Optimal send time
The optimal send time is a prediction model that takes into account the past behavior of your customers and calculates the time, rounded to an hour, when they are most likely to interact with your campaign. This allows you to automatically send out email campaigns to individual customers at a time when they are most likely to click or open your email.
Because the feature works with opened and clicked statuses of the campaign event that you have collected in the past, for it to work correctly, you will need to have run numerous campaigns before using the optimal send time.
To read about the difference between opened and clicked status values, go to the System events article.
Using optimal send time
There are two options for implementing optimal send time in your campaigns:
- Build-in options in Scenarios or Email campaigns.
- Through a Prediction template.
You can read about both options below, or watch a video overview first.

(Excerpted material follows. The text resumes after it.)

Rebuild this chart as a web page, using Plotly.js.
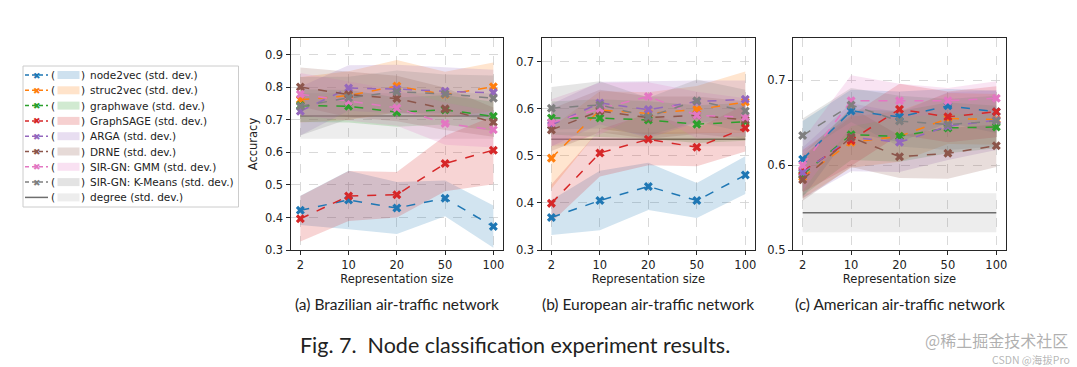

Scenarios and Email campaigns
You can use optimal send time directly in Scenarios using the wait node
or in Email Campaigns under the Schedule
setting.
The optimal times in the Scenario wait node and Email Campaigns are determined from three inputs:
- The scheduled time of your Scenario/Email Campaign
- A maximum wait time that you can specify to make sure the campaign is sent out within the desired timeframe (default is 24hours)
- The event history of each customer (with the historical timeframe set to 90 days).

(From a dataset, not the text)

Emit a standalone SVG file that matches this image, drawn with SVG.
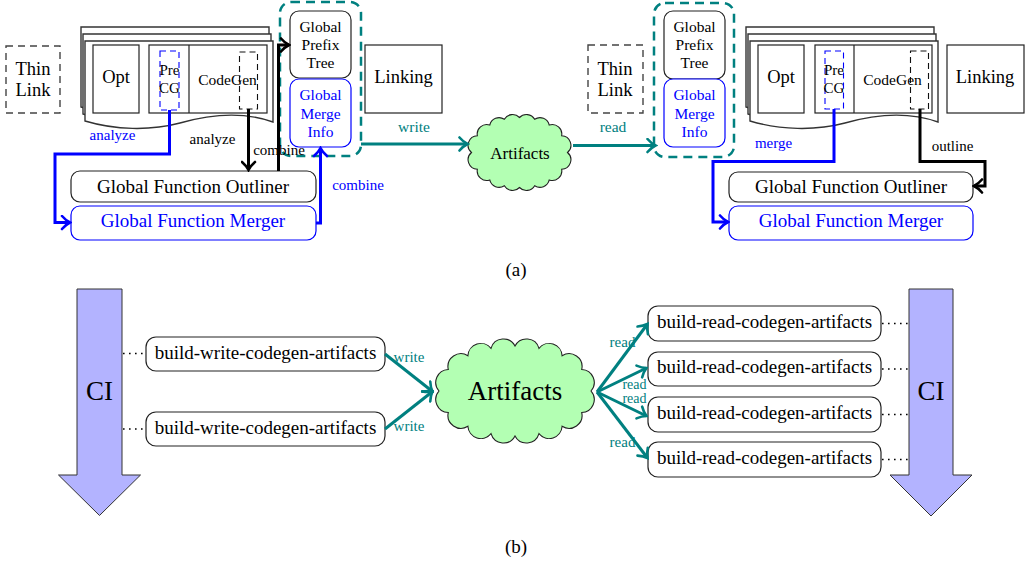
<svg xmlns="http://www.w3.org/2000/svg" width="1034" height="566" viewBox="0 0 1034 566">
<style>
text{font-family:"Liberation Serif","Times New Roman",serif;text-anchor:middle}
.k{fill:#000}
.b{fill:#0000ff}
.tl{fill:#008080}
.box{fill:#fff;stroke:#222;stroke-width:1.2}
.bbox{fill:#fff;stroke:#0000ff;stroke-width:1.2}
.thin{fill:none;stroke:#444;stroke-width:1.4;stroke-dasharray:7 5}
.sheet{fill:#fff;stroke:#333;stroke-width:1.4}
.bd{fill:none;stroke:#0000ff;stroke-width:1.1;stroke-dasharray:6 4}
.kd{fill:none;stroke:#111;stroke-width:1.1;stroke-dasharray:6 4}
.cont{fill:none;stroke:#008080;stroke-width:2.5;stroke-dasharray:9 6}
.ck{fill:none;stroke:#000;stroke-width:3}
.cb{fill:none;stroke:#0000ff;stroke-width:3}
.ct{fill:none;stroke:#008080;stroke-width:3}
.cloud{fill:#b3ffb3;stroke:#222;stroke-width:1.1}
.ci{fill:#b3b3ff;stroke:#333;stroke-width:1}
.dot{fill:none;stroke:#000;stroke-width:1.6;stroke-dasharray:1.6 4.4}
.rb{fill:#fff;stroke:#222;stroke-width:1.2}
</style>
<defs>
<marker id="ak" viewBox="-10 -8 12 16" refX="0" refY="0" markerWidth="12" markerHeight="16" orient="auto" markerUnits="userSpaceOnUse"><path d="M-8,-6.5 C-5,-3 -2,-1 0,0 C-2,1 -5,3 -8,6.5" fill="none" stroke="#000" stroke-width="2.6" stroke-linecap="round"/></marker>
<marker id="ab" viewBox="-10 -8 12 16" refX="0" refY="0" markerWidth="12" markerHeight="16" orient="auto" markerUnits="userSpaceOnUse"><path d="M-8,-6.5 C-5,-3 -2,-1 0,0 C-2,1 -5,3 -8,6.5" fill="none" stroke="#0000ff" stroke-width="2.6" stroke-linecap="round"/></marker>
<marker id="at" viewBox="-10 -8 12 16" refX="0" refY="0" markerWidth="12" markerHeight="16" orient="auto" markerUnits="userSpaceOnUse"><path d="M-8,-6.5 C-5,-3 -2,-1 0,0 C-2,1 -5,3 -8,6.5" fill="none" stroke="#008080" stroke-width="2.6" stroke-linecap="round"/></marker>
<path id="sh" d="M85,41 H273 V122 C245,112 215,113 180,123 C150,131 115,130 85,121 Z"/>
</defs>

<!-- (a) left side -->
<g id="thinlink-a1"><rect class="thin" x="6" y="46" width="54" height="67"/><text class="k" x="33" y="75" font-size="18.5">Thin</text><text class="k" x="33" y="96" font-size="18.5">Link</text></g>

<g id="stack-a1">
<use href="#sh" class="sheet" transform="translate(-4,-14)"/>
<use href="#sh" class="sheet" transform="translate(-2,-7)"/>
<use href="#sh" class="sheet"/>
<rect class="box" x="93" y="45" width="46" height="68"/><text class="k" x="116" y="83" font-size="18.5">Opt</text>
<rect class="box" x="149" y="45" width="118" height="68"/><line x1="189" y1="45" x2="189" y2="113" stroke="#222" stroke-width="1.2"/>
<rect class="bd" x="160" y="51" width="19" height="59"/>
<text class="k" x="169.5" y="75" font-size="15">Pre</text><text class="k" x="169.5" y="93" font-size="15">CG</text>
<rect class="kd" x="239.5" y="52" width="18" height="57"/>
<text class="k" x="227.5" y="85" font-size="15.5">CodeGen</text>
</g>

<g id="container-a1"><rect class="cont" x="280" y="2" width="81" height="154" rx="11"/></g>
<g id="prefix-a1"><rect class="box" x="290" y="11" width="61" height="67" rx="9"/><text class="k" x="320.5" y="32" font-size="15.5">Global</text><text class="k" x="320.5" y="50" font-size="15.5">Prefix</text><text class="k" x="320.5" y="68" font-size="15.5">Tree</text></g>
<g id="merge-a1"><rect class="bbox" x="290" y="79" width="61" height="68" rx="9"/><text class="b" x="320.5" y="100" font-size="15.5">Global</text><text class="b" x="320.5" y="118.5" font-size="15.5">Merge</text><text class="b" x="320.5" y="137" font-size="15.5">Info</text></g>

<g id="linking-a1"><rect class="box" x="365" y="45" width="77" height="68"/><text class="k" x="403.5" y="83" font-size="18.5">Linking</text></g>

<g id="outliner-a1"><rect class="box" x="71" y="171" width="245" height="31" rx="9"/><text class="k" x="193" y="193" font-size="19">Global Function Outliner</text></g>
<g id="merger-a1"><rect class="bbox" x="71" y="206" width="245" height="34" rx="9"/><text class="b" x="193" y="226.5" font-size="19">Global Function Merger</text></g>

<g id="cloud-a"><path class="cloud" d="M567.5,152.5 A9.5,9.5 0 0 1 561.64,169.25 A9.5,9.5 0 0 1 549.25,179.97 A9.5,9.5 0 0 1 534.65,185.71 A9.5,9.5 0 0 1 519.5,187.5 A9.5,9.5 0 0 1 504.35,185.71 A9.5,9.5 0 0 1 489.75,179.97 A9.5,9.5 0 0 1 477.36,169.25 A9.5,9.5 0 0 1 471.5,152.5 A9.5,9.5 0 0 1 477.36,135.75 A9.5,9.5 0 0 1 489.75,125.03 A9.5,9.5 0 0 1 504.35,119.29 A9.5,9.5 0 0 1 519.5,117.5 A9.5,9.5 0 0 1 534.65,119.29 A9.5,9.5 0 0 1 549.25,125.03 A9.5,9.5 0 0 1 561.64,135.75 A9.5,9.5 0 0 1 567.5,152.5 Z"/><text class="k" x="520" y="158.5" font-size="17">Artifacts</text></g>

<!-- (a) right side -->
<g id="thinlink-a2"><rect class="thin" x="588" y="45" width="55" height="68"/><text class="k" x="615" y="75" font-size="18.5">Thin</text><text class="k" x="615" y="96" font-size="18.5">Link</text></g>
<g id="container-a2"><rect class="cont" x="654" y="3" width="80" height="154" rx="11"/></g>
<g id="prefix-a2"><rect class="box" x="664" y="11" width="61" height="68" rx="9"/><text class="k" x="694.5" y="32" font-size="15.5">Global</text><text class="k" x="694.5" y="50" font-size="15.5">Prefix</text><text class="k" x="694.5" y="68" font-size="15.5">Tree</text></g>
<g id="merge-a2"><rect class="bbox" x="664" y="79" width="61" height="68" rx="9"/><text class="b" x="694.5" y="100" font-size="15.5">Global</text><text class="b" x="694.5" y="118.5" font-size="15.5">Merge</text><text class="b" x="694.5" y="137" font-size="15.5">Info</text></g>

<g id="stack-a2" transform="translate(665,0)">
<use href="#sh" class="sheet" transform="translate(-4,-14)"/>
<use href="#sh" class="sheet" transform="translate(-2,-7)"/>
<use href="#sh" class="sheet"/>
<rect class="box" x="93" y="45" width="46" height="68"/><text class="k" x="116" y="83" font-size="18.5">Opt</text>
<rect class="box" x="150" y="45" width="117" height="68"/><line x1="189" y1="45" x2="189" y2="113" stroke="#222" stroke-width="1.2"/>
<rect class="bd" x="160" y="51" width="18.5" height="58"/>
<text class="k" x="169" y="75" font-size="15">Pre</text><text class="k" x="169" y="93" font-size="15">CG</text>
<rect class="kd" x="245.5" y="51" width="18" height="58"/>
<text class="k" x="227.5" y="85" font-size="15.5">CodeGen</text>
</g>
<g id="linking-a2"><rect class="box" x="947" y="45" width="77" height="68"/><text class="k" x="985" y="83" font-size="18.5">Linking</text></g>

<g id="outliner-a2"><rect class="box" x="729" y="172" width="244" height="30" rx="9"/><text class="k" x="851" y="193" font-size="19">Global Function Outliner</text></g>
<g id="merger-a2"><rect class="bbox" x="729" y="206" width="244" height="34" rx="9"/><text class="b" x="851" y="227" font-size="19">Global Function Merger</text></g>

<text class="k" x="516" y="276" font-size="19">(a)</text>

<!-- (b) -->
<g id="ci-left"><polygon class="ci" points="77,289 122,289 122,475 140.5,475 99.5,515.5 58.5,475 77,475"/><text class="k" x="99.5" y="400" font-size="27">CI</text></g>
<g id="ci-right"><polygon class="ci" points="909,289 953,289 953,475 972,475 931,516 890,475 909,475"/><text class="k" x="931" y="400" font-size="27">CI</text></g>

<g id="bw1"><rect class="rb" x="146" y="337" width="239" height="34" rx="10"/><text class="k" x="265.5" y="358.5" font-size="19">build-write-codegen-artifacts</text></g>
<g id="bw2"><rect class="rb" x="146" y="412" width="239" height="34" rx="10"/><text class="k" x="265.5" y="434" font-size="19">build-write-codegen-artifacts</text></g>

<g id="cloud-b"><path class="cloud" d="M591,391 A13,13 0 0 1 581.73,412.54 A13,13 0 0 1 562.1,426.32 A13,13 0 0 1 538.99,433.7 A13,13 0 0 1 515,436 A13,13 0 0 1 491.01,433.7 A13,13 0 0 1 467.9,426.32 A13,13 0 0 1 448.27,412.54 A13,13 0 0 1 439,391 A13,13 0 0 1 448.27,369.46 A13,13 0 0 1 467.9,355.68 A13,13 0 0 1 491.01,348.3 A13,13 0 0 1 515,346 A13,13 0 0 1 538.99,348.3 A13,13 0 0 1 562.1,355.68 A13,13 0 0 1 581.73,369.46 A13,13 0 0 1 591,391 Z"/><text class="k" x="515" y="400" font-size="27">Artifacts</text></g>

<g id="br1"><rect class="rb" x="648" y="306" width="233" height="35" rx="10"/><text class="k" x="764.5" y="328" font-size="19">build-read-codegen-artifacts</text></g>
<g id="br2"><rect class="rb" x="648" y="352" width="233" height="34" rx="10"/><text class="k" x="764.5" y="373" font-size="19">build-read-codegen-artifacts</text></g>
<g id="br3"><rect class="rb" x="648" y="397" width="233" height="35" rx="10"/><text class="k" x="764.5" y="418.5" font-size="19">build-read-codegen-artifacts</text></g>
<g id="br4"><rect class="rb" x="648" y="442" width="233" height="35" rx="10"/><text class="k" x="764.5" y="463.5" font-size="19">build-read-codegen-artifacts</text></g>

<text class="k" x="516" y="553" font-size="19">(b)</text>

<g id="connectors">
<path class="cb" d="M169.5,110 V154 H55 V222.5 H70" marker-end="url(#ab)"/>
<path class="ck" d="M248.5,109 V170" marker-end="url(#ak)"/>
<path class="ck" d="M278.5,171 V45 H289" marker-end="url(#ak)"/>
<path class="cb" d="M316,223 H320.5 V148" marker-end="url(#ab)"/>
<path class="ct" d="M361,144 H467.5" marker-end="url(#at)"/>
<path class="ct" d="M573,145.5 H655.5" marker-end="url(#at)"/>
<path class="cb" d="M834,109 V161.5 H713 V222 H728" marker-end="url(#ab)"/>
<path class="ck" d="M920,109 V161.5 H985 V186 H974" marker-end="url(#ak)"/>
<path class="dot" d="M123,353.5 H146 M123,429 H146"/>
<path class="dot" d="M882,323.5 H909 M882,369 H909 M882,414.5 H909 M882,459.5 H909"/>
<path class="ct" d="M385,354 L432.5,391.5" marker-end="url(#at)"/>
<path class="ct" d="M385,429 L432.5,391.5" marker-end="url(#at)"/>
<path class="ct" d="M597,392 L647.5,324" marker-end="url(#at)"/>
<path class="ct" d="M597,392 L646.5,368" marker-end="url(#at)"/>
<path class="ct" d="M597,392 L646.5,416" marker-end="url(#at)"/>
<path class="ct" d="M597,392 L647.5,458" marker-end="url(#at)"/>
</g>

<g id="labels">
<text class="b" x="112.5" y="140" font-size="15">analyze</text>
<text class="k" x="212.5" y="143.5" font-size="15">analyze</text>
<text class="k" x="279" y="155" font-size="15">combine</text>
<text class="b" x="358" y="190" font-size="15">combine</text>
<text class="tl" x="414" y="132" font-size="15.5">write</text>
<text class="tl" x="613" y="132" font-size="15.5">read</text>
<text class="b" x="773.5" y="147.5" font-size="15">merge</text>
<text class="k" x="952.5" y="151" font-size="15">outline</text>
<text class="tl" x="409" y="362" font-size="15">write</text>
<text class="tl" x="409" y="431" font-size="15">write</text>
<text class="tl" x="622.5" y="347" font-size="15">read</text>
<text class="tl" x="634.5" y="389" font-size="14">read</text>
<text class="tl" x="634.5" y="403" font-size="14">read</text>
<text class="tl" x="622.5" y="447" font-size="15">read</text>
</g>
</svg>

In case it is not possible to calculate the optimal time (customers with no activity), the default time is equal to the scheduled time of the campaign. In case the optimal send time for a particular customer would be later than the maximum wait time, the maximum wait time will be used.
The Scenarios and Email Campaigns always run in UTC-0 so you do not need to worry about time offsets due to different timezones.
Example
Daily newsletter to all customers that should be delivered no sooner than 10 AM and not later than 10 PM. The solution will be a scheduled campaign at 10 AM containing wait node with "optimal time prediction" setting with maximum wait time set as 12 hours.

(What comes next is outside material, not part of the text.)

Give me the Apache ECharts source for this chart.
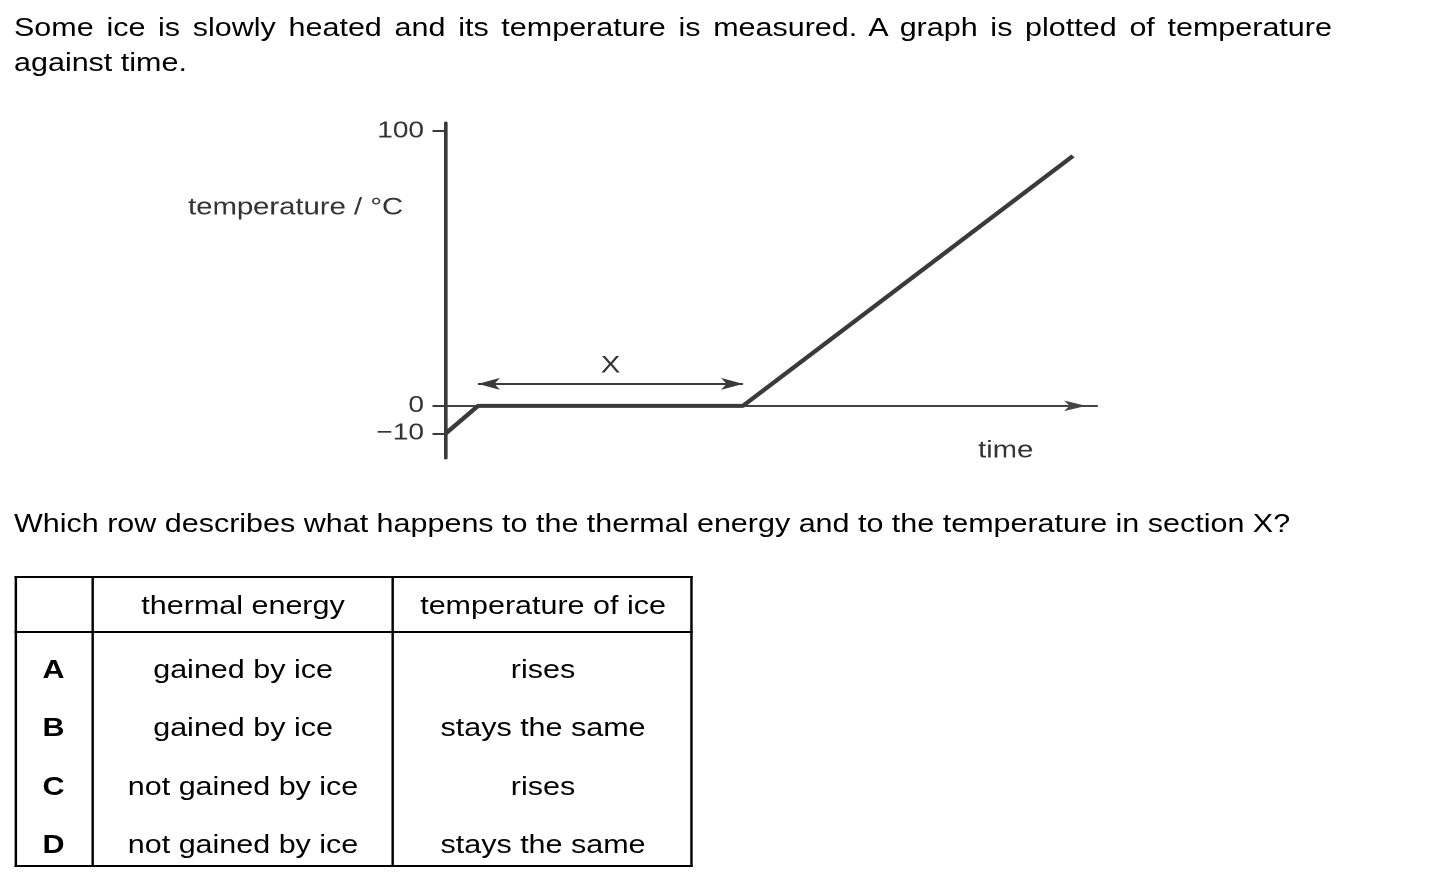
<!DOCTYPE html>
<html>
<head>
<meta charset="utf-8">
<script src="https://cdn.jsdelivr.net/npm/echarts@6/dist/echarts.min.js"></script>
<style>
  html, body { margin: 0; padding: 0; width: 1439px; height: 888px; overflow: hidden; background: #fff; }
  #page { position: absolute; left: 0; top: 0; width: 1180px; height: 888px; transform: scaleX(1.219492); transform-origin: 0 0; }
  #chart { position: absolute; left: 0; top: 0; width: 1180px; height: 888px; }
  .txt { position: absolute; font-family: 'Liberation Sans', Arial, sans-serif; font-size: 25px; color: #000; white-space: nowrap; z-index: 2; }
  .cell { position: absolute; height: 30px; line-height: 30px; text-align: center; }
  .rule { position: absolute; background: #000; z-index: 2; }
</style>
</head>
<body>
<div id="page">
  <div id="chart"></div>
</div>
<script>
// ---- data ----
const introLine1 = 'Some ice is slowly heated and its temperature is measured. A graph is plotted of temperature';
const introLine2 = 'against time.';
const questionText = 'Which row describes what happens to the thermal energy and to the temperature in section X?';
const yAxisTitle = 'temperature / °C';
const xAxisTitle = 'time';
const timeValues = [0, 4.92, 45.62, 96.31];
const temperatureValues = [-10, 0, 0, 91];
const yTickValues = [-10, 0, 100];
const sectionXTimes = [4.92, 45.62];
const sectionXLevel = 8.0;
const sectionXLabel = 'X';
const tableHeaders = ['', 'thermal energy', 'temperature of ice'];
const rowKeys = ['A', 'B', 'C', 'D'];
const thermalEnergy = ['gained by ice', 'gained by ice', 'not gained by ice', 'not gained by ice'];
const temperatureOfIce = ['rises', 'stays the same', 'rises', 'stays the same'];

// ---- text & table (HTML) ----
const page = document.getElementById('page');
function addDiv(cls, text, style) {
  const d = document.createElement('div');
  d.className = cls;
  if (text != null) d.textContent = text;
  Object.assign(d.style, style);
  page.appendChild(d);
  return d;
}
addDiv('txt', introLine1, { left: '11.5px', top: '10px', width: '1080.7px', lineHeight: '35px', textAlign: 'justify', textAlignLast: 'justify' });
addDiv('txt', introLine2, { left: '11.5px', top: '45px', lineHeight: '35px' });
addDiv('txt', questionText, { left: '11.5px', top: '506px', lineHeight: '35px' });

// table geometry (unstretched px)
const colEdges = [11.5, 76.3, 322.3, 568.3];
const tableTop = 576, tableBottom = 867, headerBottom = 632;
const rowCenters = [669, 727, 786, 844];
const headerCenter = 605;
const bw = 2;
addDiv('rule', null, { left: colEdges[0] + 'px', top: tableTop + 'px', width: (colEdges[3] - colEdges[0]) + 'px', height: bw + 'px' });
addDiv('rule', null, { left: colEdges[0] + 'px', top: (tableBottom - bw) + 'px', width: (colEdges[3] - colEdges[0]) + 'px', height: bw + 'px' });
addDiv('rule', null, { left: colEdges[0] + 'px', top: (headerBottom - 1) + 'px', width: (colEdges[3] - colEdges[0]) + 'px', height: bw + 'px' });
colEdges.forEach(function (x, i) {
  const left = i === 0 ? x : (i === colEdges.length - 1 ? x - bw : x - bw / 2);
  addDiv('rule', null, { left: left + 'px', top: tableTop + 'px', width: bw + 'px', height: (tableBottom - tableTop) + 'px' });
});
function cell(col, center, text, bold) {
  addDiv('txt cell', text, {
    left: colEdges[col] + 'px', width: (colEdges[col + 1] - colEdges[col]) + 'px',
    top: (center - 15) + 'px', fontWeight: bold ? 'bold' : 'normal'
  });
}
tableHeaders.forEach(function (h, i) { if (h) cell(i, headerCenter, h, false); });
rowKeys.forEach(function (k, r) {
  cell(0, rowCenters[r], k, true);
  cell(1, rowCenters[r], thermalEnergy[r], false);
  cell(2, rowCenters[r], temperatureOfIce[r], false);
});

// ---- chart ----
const chart = echarts.init(document.getElementById('chart'), null, { renderer: 'canvas', devicePixelRatio: 2 });
const FONT = "'Liberation Sans', Arial, sans-serif";
const lineColor = '#3a3a3a';
const points = timeValues.map(function (t, i) { return [t, temperatureValues[i]]; });

chart.setOption({
  animation: false,
  backgroundColor: 'transparent',
  grid: { left: 365.7, right: 280.45, top: 123, bottom: 430, containLabel: false },
  xAxis: {
    type: 'value', min: 0, max: 100,
    axisLine: { show: true, onZero: true, lineStyle: { color: '#444', width: 2 }, symbol: ['none', 'arrow'], symbolSize: [8, 18], symbolOffset: [0, -9] },
    axisTick: { show: false }, axisLabel: { show: false }, splitLine: { show: false }
  },
  yAxis: {
    type: 'value', min: -19, max: 103,
    axisLine: { show: true, lineStyle: { color: '#3a3a3a', width: 3 } },
    axisTick: { show: true, length: 11, customValues: yTickValues, lineStyle: { color: '#3a3a3a', width: 2 } },
    axisLabel: {
      show: true, customValues: yTickValues, margin: 18,
      fontFamily: FONT, fontSize: 23, color: '#333',
      formatter: function (v) { return v < 0 ? '\u2212' + Math.abs(v) : String(v); }
    },
    splitLine: { show: false }
  },
  graphic: [
    { type: 'text', left: 154.2, top: 196, style: { text: yAxisTitle, font: '24px ' + FONT, fill: '#333' } },
    { type: 'text', left: 802, top: 439, style: { text: xAxisTitle, font: '24px ' + FONT, fill: '#333' } }
  ],
  series: [{
    type: 'line',
    data: points,
    symbol: 'none',
    lineStyle: { color: lineColor, width: 4 },
    silent: true,
    z: 5,
    markLine: {
      silent: true,
      symbol: ['arrow', 'arrow'],
      symbolSize: [9, 18],
      lineStyle: { color: '#3a3a3a', width: 2, type: 'solid' },
      label: { show: true, position: 'middle', formatter: sectionXLabel, fontFamily: FONT, fontSize: 24, color: '#333', distance: 6 },
      emphasis: { disabled: true },
      data: [[{ coord: [sectionXTimes[0], sectionXLevel] }, { coord: [sectionXTimes[1], sectionXLevel] }]]
    }
  }]
});
</script>
</body>
</html>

In both Scenarios and Email Campaigns, you can specify whether you want to optimize the time for open rate or click-through rate, depending on whether your priority is your customers opening your email or clicking on the link inside.
Wait node
In the picture below, you can see the available settings for the optimal send time in the Scenario wait node.

Email campaign schedule
In the picture below, you can see the available settings for the optimal send time in the Email campaign schedule settings.

Prediction template
You can also calculate the optimal send time using the Optimal email time prediction template. As with other predictions - the output will be stored as an attribute for every customer and can be used later in Reports or Scenarios.

You can set up the prediction in the following three steps:
1. How much data should be considered?
Select a timeframe in the past according to which all campaign events relevant for the analysis will be retrieved and used for the calculation. Generally, the longer timeframe you specify the more accurate the result will be.
2. What should be the default send-time?
Choose the default time for sending the email to customers for whom the personalized email time cannot be calculated due to the lack of collected data. This can be your usual send time. A value of 0 corresponds to midnight.
3. What campaign events and attributes should be considered?
Specify which events and attributes should be used in the analysis. You should fill in this information according to the screenshot below so that the optimal send time is calculated for your customers based on their existing 'open' or 'click' engagement with your emails.

After you click Save and Start, the calculation process takes only a few seconds. You can check the result immediately in any of your customers' profiles or you can create a report to see the optimal time values. The results tab won’t be populated for this type of prediction.